20 April 2022

Somalia: After 15 years of the AU mission to Somalia AMISOM, the country faces “a resurgence of Al-Shabaab activities, a weak national security sector, dysfunctional politics and a protracted electoral crisis”. Now AMISOM has been replaced by ATMIS – which is to “build the capacity of Somalia’s security and governing institutions for a full handover in December 2024” – a momentous task.

Chad: “(T)he Zaghawa want to continue their grip on Chad, no matter what the president’s first name is”. The Zagawa are the clan to which the Débys belong. Some of them have become incredibly rich under Idriss Déby. And there is no sign of real change, no political will to change. It is by no means clear whether the transition calendar will hold and elections will take place this year.

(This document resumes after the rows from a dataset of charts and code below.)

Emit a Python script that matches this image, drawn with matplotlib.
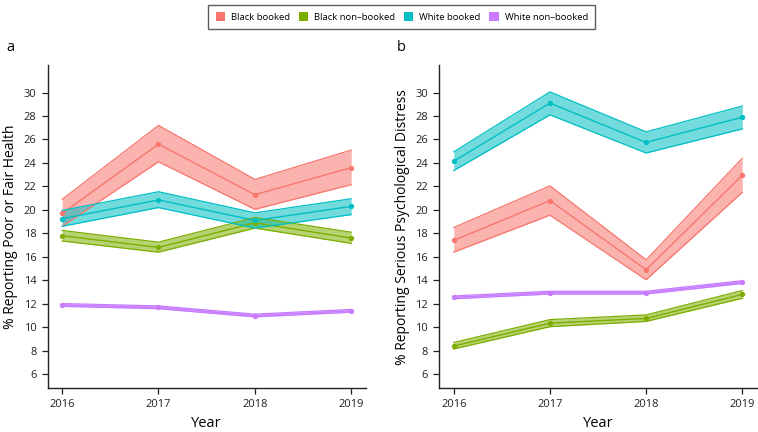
import matplotlib
matplotlib.use("Agg")
import matplotlib.pyplot as plt
from matplotlib.patches import Patch

plt.rcParams['font.family'] = ['Open Sans', 'DejaVu Sans']

# ----- data -------------------------------------------------------------------
years = [2016, 2017, 2018, 2019]
groups = ["Black booked", "Black non\u2013booked", "White booked", "White non\u2013booked"]
colors = ["#F8766D", "#7CAE00", "#00BFC4", "#C77CFF"]

# panel a: poor or fair health (estimate, lower, upper)
health_black_booked = [19.7, 25.6, 21.3, 23.6]
health_black_booked_lo = [18.6, 24.1, 20.05, 22.15]
health_black_booked_hi = [20.9, 27.2, 22.6, 25.1]
health_black_nonbooked = [17.8, 16.8, 18.9, 17.6]
health_black_nonbooked_lo = [17.35, 16.4, 18.45, 17.15]
health_black_nonbooked_hi = [18.25, 17.25, 19.35, 18.1]
health_white_booked = [19.25, 20.85, 19.1, 20.3]
health_white_booked_lo = [18.6, 20.2, 18.45, 19.6]
health_white_booked_hi = [19.95, 21.55, 19.75, 20.95]
health_white_nonbooked = [11.9, 11.7, 11.0, 11.4]
health_white_nonbooked_lo = [11.78, 11.58, 10.88, 11.28]
health_white_nonbooked_hi = [12.02, 11.82, 11.12, 11.52]

# panel b: serious psychological distress
distress_black_booked = [17.4, 20.8, 14.9, 22.95]
distress_black_booked_lo = [16.4, 19.55, 14.05, 21.5]
distress_black_booked_hi = [18.5, 22.05, 15.75, 24.4]
distress_black_nonbooked = [8.4, 10.35, 10.75, 12.8]
distress_black_nonbooked_lo = [8.15, 10.05, 10.5, 12.47]
distress_black_nonbooked_hi = [8.7, 10.65, 11.05, 13.13]
distress_white_booked = [24.15, 29.1, 25.75, 27.9]
distress_white_booked_lo = [23.35, 28.1, 24.85, 26.9]
distress_white_booked_hi = [24.95, 30.05, 26.65, 28.85]
distress_white_nonbooked = [12.55, 12.95, 12.95, 13.85]
distress_white_nonbooked_lo = [12.43, 12.83, 12.83, 13.73]
distress_white_nonbooked_hi = [12.67, 13.07, 13.07, 13.97]

y_ticks = [6, 8, 10, 12, 14, 16, 18, 20, 22, 24, 26, 28, 30]

health = [
    (health_black_booked, health_black_booked_lo, health_black_booked_hi),
    (health_black_nonbooked, health_black_nonbooked_lo, health_black_nonbooked_hi),
    (health_white_booked, health_white_booked_lo, health_white_booked_hi),
    (health_white_nonbooked, health_white_nonbooked_lo, health_white_nonbooked_hi),
]
distress = [
    (distress_black_booked, distress_black_booked_lo, distress_black_booked_hi),
    (distress_black_nonbooked, distress_black_nonbooked_lo, distress_black_nonbooked_hi),
    (distress_white_booked, distress_white_booked_lo, distress_white_booked_hi),
    (distress_white_nonbooked, distress_white_nonbooked_lo, distress_white_nonbooked_hi),
]


def draw_panel(ax, series, ylabel):
    for (est, lo, hi), col in zip(series, colors):
        ax.fill_between(years, lo, hi, color=col, alpha=0.55, linewidth=0)
        ax.plot(years, lo, color=col, lw=0.9)
        ax.plot(years, hi, color=col, lw=0.9)
        ax.plot(years, est, color=col, lw=1.0, marker='o', markersize=2.8)
    ax.set_xlim(2015.85, 2019.15)
    ax.set_ylim(4.8, 32.35)
    ax.set_xticks(years)
    ax.set_yticks(y_ticks)
    for s in ['top', 'right']:
        ax.spines[s].set_visible(False)
    for s in ['left', 'bottom']:
        ax.spines[s].set_color('#222222')
        ax.spines[s].set_linewidth(1.0)
    ax.tick_params(axis='both', length=4, width=0.9, color='#222222',
                   labelsize=8, labelcolor='#222222', pad=4)
    ax.set_xlabel("Year", fontsize=10.5, labelpad=4)
    ax.set_ylabel(ylabel, fontsize=10, labelpad=4)


fig = plt.figure(figsize=(7.58, 4.32), dpi=100)
ax1 = fig.add_axes([0.0629, 0.1012, 0.4195, 0.7484])
ax2 = fig.add_axes([0.5796, 0.1012, 0.4187, 0.7484])

draw_panel(ax1, health, "% Reporting Poor or Fair Health")
draw_panel(ax2, distress, "% Reporting Serious Psychological Distress")

fig.text(0.009, 0.89, "a", fontsize=10.5, ha='left', va='center')
fig.text(0.524, 0.89, "b", fontsize=10.5, ha='left', va='center')

handles = [Patch(facecolor=c, edgecolor='none') for c in colors]
leg = fig.legend(handles, groups, loc='upper center', bbox_to_anchor=(0.53, 1.0),
                 ncol=4, fontsize=6.8, frameon=True, fancybox=False,
                 handlelength=1.0, handleheight=1.1, handletextpad=0.6,
                 columnspacing=0.95, borderpad=0.75)
leg.get_frame().set_edgecolor('#333333')
leg.get_frame().set_linewidth(1.0)

fig.savefig("out.png", dpi=100)
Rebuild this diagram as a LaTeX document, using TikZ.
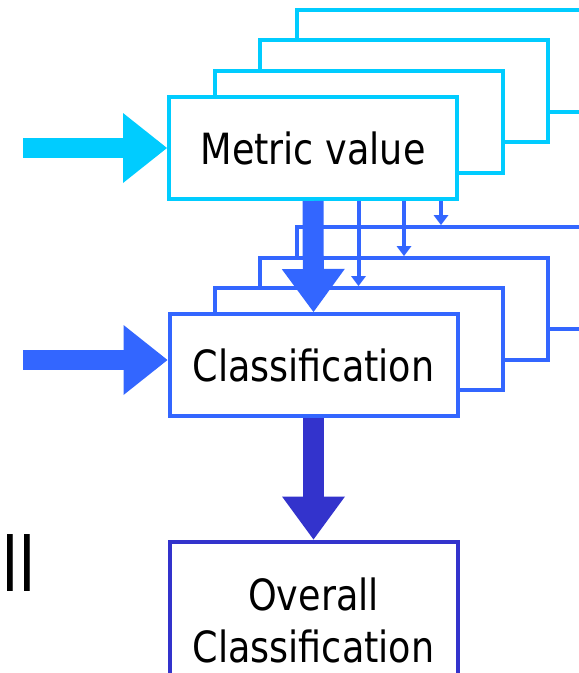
\documentclass[tikz,border=0pt]{standalone}
\usepackage{fontspec}
\setmainfont{DejaVu Sans}[FakeStretch=0.85]
\usepackage{xcolor}
\usetikzlibrary{arrows.meta}
\definecolor{metcyan}{RGB}{0,204,255}
\definecolor{clsblue}{RGB}{51,102,255}
\definecolor{ovrblue}{RGB}{51,51,204}

\begin{document}
\begin{tikzpicture}[x=1pt,y=-1pt,every node/.style={font=\fontsize{43}{52}\selectfont}]
\tikzstyle{lay}=[draw,line width=4pt,fill=white,minimum width=288pt,minimum height=102pt,inner sep=0pt]
\tikzstyle{mbox}=[lay,draw=metcyan]
\tikzstyle{cbox}=[lay,draw=clsblue]
\tikzstyle{obox}=[lay,draw=ovrblue,minimum height=158pt,align=center]
\tikzstyle{fatdown}=[line width=21pt,-{Triangle[length=43pt,width=63pt,line width=0pt]}]
\tikzstyle{fatin}=[line width=20pt,-{Triangle[length=44pt,width=70pt,line width=0pt]}]
\tikzstyle{tap}=[clsblue,line width=4pt,-{Triangle[length=10pt,width=15pt,line width=0pt]}]
\useasboundingbox (0,0) rectangle (579,673);
\clip (0,0) rectangle (579,673);
% metric value stack, back to front
\node[mbox] (m4) at (441,61) {};
\node[mbox] (m3) at (404,90.5) {};
\node[mbox] (m2) at (358.5,121.5) {};
\node[mbox] (metric) at (313,148) {Metric value};
% classification stack
\node[cbox] (c4) at (441,278) {};
\node[cbox] (c3) at (404,309) {};
\node[cbox] (c2) at (358.5,339) {};
\node[cbox] (cls) at (313.5,365) {Classification};
\node[obox] (overall) at (313.5,620.5) {Overall\\Classification};
\node[font=\fontsize{75}{80}\selectfont,anchor=base west,inner sep=0pt] (cut) at (1,591) {ll};
% inputs
\coordinate (min) at (23,148);
\coordinate (cin) at (23,360);
\draw[fatin,metcyan] (min) -- (metric.west);
\draw[fatin,clsblue] (cin) -- (cls.west |- cin);
% flows
\draw[fatdown,clsblue] (metric.south) -- (cls.north);
\draw[tap] (c2.north |- metric.south) -- (c2.north);
\draw[tap] (c3.north |- metric.south) -- (c3.north);
\draw[tap] (c4.north |- metric.south) -- (c4.north);
\draw[fatdown,ovrblue] (cls.south) -- (overall.north);
\end{tikzpicture}
\end{document}
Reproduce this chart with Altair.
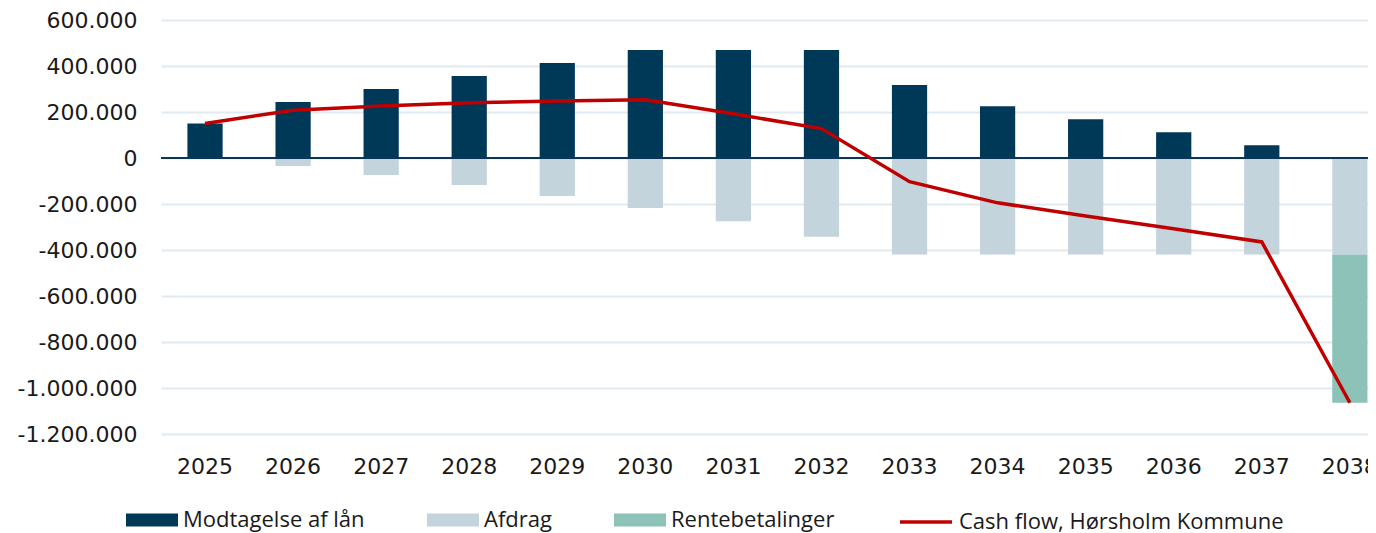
import altair as alt
import pandas as pd

years = ["2025", "2026", "2027", "2028", "2029", "2030", "2031",
         "2032", "2033", "2034", "2035", "2036", "2037", "2038"]
modtagelse = [150000, 243000, 300000, 357000, 413000, 470000, 470000,
              470000, 317000, 225000, 168000, 112000, 55000, 0]
afdrag = [0, -35000, -74000, -117000, -165000, -217000, -275000,
          -342000, -420000, -420000, -420000, -420000, -420000, -420000]
rente = [0, 0, 0, 0, 0, 0, 0, 0, 0, 0, 0, 0, 0, -644000]
cashflow = [150000, 208000, 226000, 240000, 248000, 253000, 192000,
            128000, -103000, -195000, -252000, -308000, -365000, -1064000]

bar_series = ["Modtagelse af lån", "Afdrag", "Rentebetalinger"]
bar_colors = ["#003857", "#C4D4DD", "#8CC2B8"]
line_name = "Cash flow, Hørsholm Kommune"
y_ticks = [-1200000, -1000000, -800000, -600000, -400000, -200000,
           0, 200000, 400000, 600000]

rows = []
for i, y in enumerate(years):
    for k, (name, vals) in enumerate(zip(bar_series, [modtagelse, afdrag, rente])):
        rows.append({"year": y, "series": name, "value": vals[i], "ord": k})
bars_df = pd.DataFrame(rows)
line_df = pd.DataFrame({"year": years, "value": cashflow, "series": [line_name] * len(years)})
zero_df = pd.DataFrame({"z": [0]})

xscale = alt.Scale(paddingInner=0.6, paddingOuter=0.153, align=0.98)
yscale = alt.Scale(domain=[-1200000, 600000], nice=False, zero=False)

bars = alt.Chart(bars_df).mark_bar().encode(
    x=alt.X("year:N", sort=years, scale=xscale, title=None),
    y=alt.Y("value:Q", scale=yscale, title=None, stack="zero"),
    fill=alt.Fill("series:N", scale=alt.Scale(domain=bar_series, range=bar_colors),
                  sort=bar_series,
                  legend=alt.Legend(title=None, orient="none", direction="horizontal",
                                    legendX=-35, legendY=474,
                                    symbolType="M-1,-0.25H1V0.25H-1Z", symbolSize=2704,
                                    symbolStrokeWidth=0, columnPadding=62, labelOffset=5,
                                    labelFont="Open Sans", labelFontSize=22, labelLimit=0,
                                    labelColor="#1a1a1a")),
    order=alt.Order("ord:Q"),
)

zero_rule = alt.Chart(zero_df).mark_rule(color="#0A3556", strokeWidth=2).encode(
    y=alt.Y("z:Q", scale=yscale, title=None)
)

line = alt.Chart(line_df).mark_line(strokeWidth=3.5).encode(
    x=alt.X("year:N", sort=years, scale=xscale, title=None),
    y=alt.Y("value:Q", scale=yscale, title=None),
    stroke=alt.Stroke("series:N", scale=alt.Scale(domain=[line_name], range=["#C00000"]),
                      legend=alt.Legend(title=None, orient="none", direction="horizontal",
                                        legendX=737, legendY=474,
                                        symbolType="stroke", symbolSize=2704,
                                        symbolStrokeWidth=3.5, labelOffset=5,
                                        labelFont="Open Sans", labelFontSize=22, labelLimit=0,
                                        labelColor="#1a1a1a")),
)

chart = alt.layer(bars, zero_rule, line).properties(
    width=1207, height=414,
    padding={"left": 153, "top": 12, "right": 0, "bottom": 99},
    autosize="none",
).configure(
    locale={"number": {"decimal": ",", "thousands": ".", "grouping": [3],
                       "currency": ["", " kr."], "minus": "-"}}
).configure_view(stroke=None).configure_axisX(
    labelAngle=0, ticks=False, domain=False, grid=False,
    labelFont="DejaVu Sans", labelFontSize=22, labelColor="#1a1a1a", labelPadding=22
).configure_axisY(
    values=y_ticks, format=",d", ticks=False, domain=False,
    grid=True, gridColor="#E2EAF1", gridWidth=2,
    labelFont="DejaVu Sans", labelFontSize=22, labelColor="#1a1a1a", labelPadding=24
)

chart.save("out.html", embed_options={"renderer": "svg", "actions": False})
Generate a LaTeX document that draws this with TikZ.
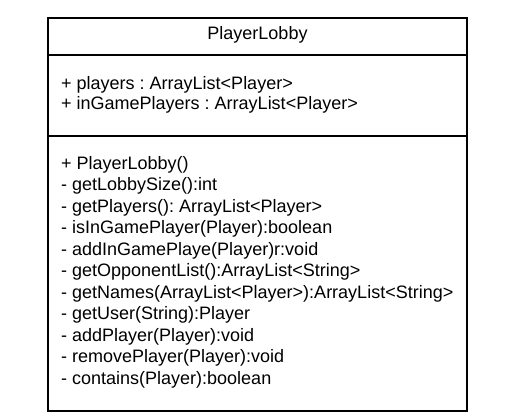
\documentclass[tikz,border=0pt]{standalone}
\usepackage{fontspec}
\setmainfont{Liberation Sans}
\frenchspacing
\begin{document}
\begin{tikzpicture}[x=1pt,y=-1pt,
  umltext/.style={anchor=base west,inner sep=0pt,font=\fontsize{18}{20}\selectfont},
  umlbox/.style={draw,line width=2pt,minimum width=419.6pt,minimum height=392.4pt,inner sep=0pt}]
\useasboundingbox (0,0) rectangle (506,420);
\node[umlbox] (box) at (257.5,214.5) {};
\coordinate (d1l) at (47.7,55.5);
\coordinate (d1r) at (467.3,55.5);
\coordinate (d2l) at (47.7,136);
\coordinate (d2r) at (467.3,136);
\draw[line width=2pt] (d1l) -- (d1r);
\draw[line width=2pt] (d2l) -- (d2r);
\node[umltext,anchor=base] (title) at (257.5,39.3) {PlayerLobby};
\node[umltext] (a1) at (61,89.5) {+ players : ArrayList<Player>};
\node[umltext] (a2) at (61,109.5) {+ inGamePlayers : ArrayList<Player>};
\foreach \t [count=\i from 0] in {
  {+ PlayerLobby()},
  {- getLobbySize():int},
  {- getPlayers(): ArrayList<Player>},
  {- isInGamePlayer(Player):boolean},
  {- addInGamePlaye(Player)r:void},
  {- getOpponentList():ArrayList<String>},
  {- getNames(ArrayList<Player>):ArrayList<String>},
  {- getUser(String):Player},
  {- addPlayer(Player):void},
  {- removePlayer(Player):void},
  {- contains(Player):boolean}}
  \node[umltext] (m\i) at (61,169.3+21.5*\i) {\t};
\end{tikzpicture}
\end{document}
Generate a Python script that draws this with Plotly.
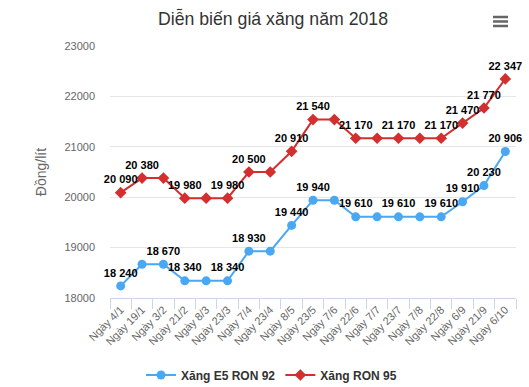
import plotly.graph_objects as go

categories = ["Ngày 4/1", "Ngày 19/1", "Ngày 3/2", "Ngày 21/2", "Ngày 8/3", "Ngày 23/3",
              "Ngày 7/4", "Ngày 23/4", "Ngày 8/5", "Ngày 23/5", "Ngày 7/6", "Ngày 22/6",
              "Ngày 7/7", "Ngày 23/7", "Ngày 7/8", "Ngày 22/8", "Ngày 6/9", "Ngày 21/9", "Ngày 6/10"]
e5_ron92 = [18240, 18670, 18670, 18340, 18340, 18340, 18930, 18930, 19440, 19940, 19940,
            19610, 19610, 19610, 19610, 19610, 19910, 20230, 20906]
ron95 = [20090, 20380, 20380, 19980, 19980, 19980, 20500, 20500, 20910, 21540, 21540,
         21170, 21170, 21170, 21170, 21170, 21470, 21770, 22347]
# which data labels are visible (others hidden due to overlap in original)
e5_show = [1, 0, 1, 1, 0, 1, 1, 0, 1, 1, 0, 1, 0, 1, 0, 1, 1, 1, 1]
r95_show = [1, 1, 0, 1, 0, 1, 1, 0, 1, 1, 0, 1, 0, 1, 0, 1, 1, 1, 1]
y_ticks = [18000, 19000, 20000, 21000, 22000, 23000]

def fmt(v):
    return f"{v:,}".replace(",", " ")

e5_text = [fmt(v) if s else "" for v, s in zip(e5_ron92, e5_show)]
r95_text = [fmt(v) if s else "" for v, s in zip(ron95, r95_show)]

BLUE = "#4aa8f2"
RED = "#d32f2f"
FONT = "Liberation Sans, Arial, sans-serif"

fig = go.Figure()
fig.add_trace(go.Scatter(
    x=categories, y=e5_ron92, name="Xăng E5 RON 92", mode="lines+markers+text",
    line=dict(color=BLUE, width=2), marker=dict(color=BLUE, size=9, symbol="circle"),
    text=e5_text, textposition="top center",
    textfont=dict(family=FONT, size=11, color="#000000", weight="bold"),
    cliponaxis=False,
))
fig.add_trace(go.Scatter(
    x=categories, y=ron95, name="Xăng RON 95", mode="lines+markers+text",
    line=dict(color=RED, width=2), marker=dict(color=RED, size=9, symbol="diamond"),
    text=r95_text, textposition="top center",
    textfont=dict(family=FONT, size=11, color="#000000", weight="bold"),
    cliponaxis=False,
))

W, H = 529, 387
L, R, T, B = 110, 13, 46, 89
pw, ph = W - L - R, H - T - B

def px(x):
    return (x - L) / pw

def py(y):
    return (H - B - y) / ph

shapes = []
for yy in (17, 21.5, 26):
    shapes.append(dict(type="line", xref="paper", yref="paper",
                       x0=px(493), x1=px(508), y0=py(yy), y1=py(yy),
                       line=dict(color="#666666", width=2.5)))

fig.update_layout(
    width=W, height=H,
    margin=dict(l=L, r=R, t=T, b=B, autoexpand=False),
    paper_bgcolor="white", plot_bgcolor="white",
    font=dict(family=FONT, color="#666666", size=11),
    title=dict(text="Diễn biến giá xăng năm 2018", x=273 / W, xanchor="center",
               y=1 - 19 / H, yanchor="middle",
               font=dict(family=FONT, size=17.7, color="#333333")),
    showlegend=True,
    legend=dict(orientation="h", x=px(141), xanchor="left", y=py(375), yanchor="middle",
                font=dict(family=FONT, size=12, color="#333333", weight="bold"),
                itemwidth=30, tracegroupgap=0),
    shapes=shapes,
    xaxis=dict(type="category", range=[-0.5, len(categories) - 0.5], automargin=False,
               showgrid=False, showline=True, linecolor="#ccd6eb", linewidth=1,
               ticks="outside", tickson="boundaries", ticklen=10, tickcolor="#ccd6eb",
               tickangle=-45, tickfont=dict(size=11, color="#666666")),
    yaxis=dict(range=[18000, 23000], tickvals=y_ticks, ticktext=[str(v) for v in y_ticks],
               automargin=False,
               showgrid=True, gridcolor="#e6e6e6", gridwidth=1, zeroline=False,
               showline=False, ticklabelstandoff=14,
               tickfont=dict(size=11, color="#666666"),
               title=dict(text="Đồng/lít", standoff=14,
                          font=dict(size=14, color="#666666"))),
)

fig.write_html("out.html", config={"displayModeBar": False},
               post_script="document.body.style.margin='0px';")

Kenya: According to the head of the national police service, a medical examination has established that almost 2,000 police officers are mentally unfit to do their job. Discharging some of them has started – but is difficult “because of the elaborate procedures involved”.

19 April 2022

Nigeria: When banditry emerged in the late 2000s, it was an isolated rural phenomenon. “In the early 2010s, bandits were largely roving brigands that marauded communities in the hinterlands. They engaged in cattle rustling, high-way and market routes robbery, localised village raids and mercenary militancy.” But by the late 2010s, they had evolved into “into organised tribes of semi-sedentary criminals that maintained pockets of underworld fiefdoms” and by now, there seems to be “a nexus of banditry, arms, drugs and terrorism”. Kaduna, Katsina, Kebbi, Nasarawa, Niger, Sokoto, Zamfara, are the most concerned states. “(T)hey appear to be buoyed by their apparent criminal impunity in the context of a receding state.” The article accuses the government of complacency and lethargy in dealing with this banditry. It should instead consider this “a situation of warfare”. A proactive, more holistic and better coordinated approach is necessary.

Terrorism & military expenditure: Of course: the effect of terrorism on economic growth is negative. But can military expenditure really compensate (some of) the negative effects of terrorism on the economy?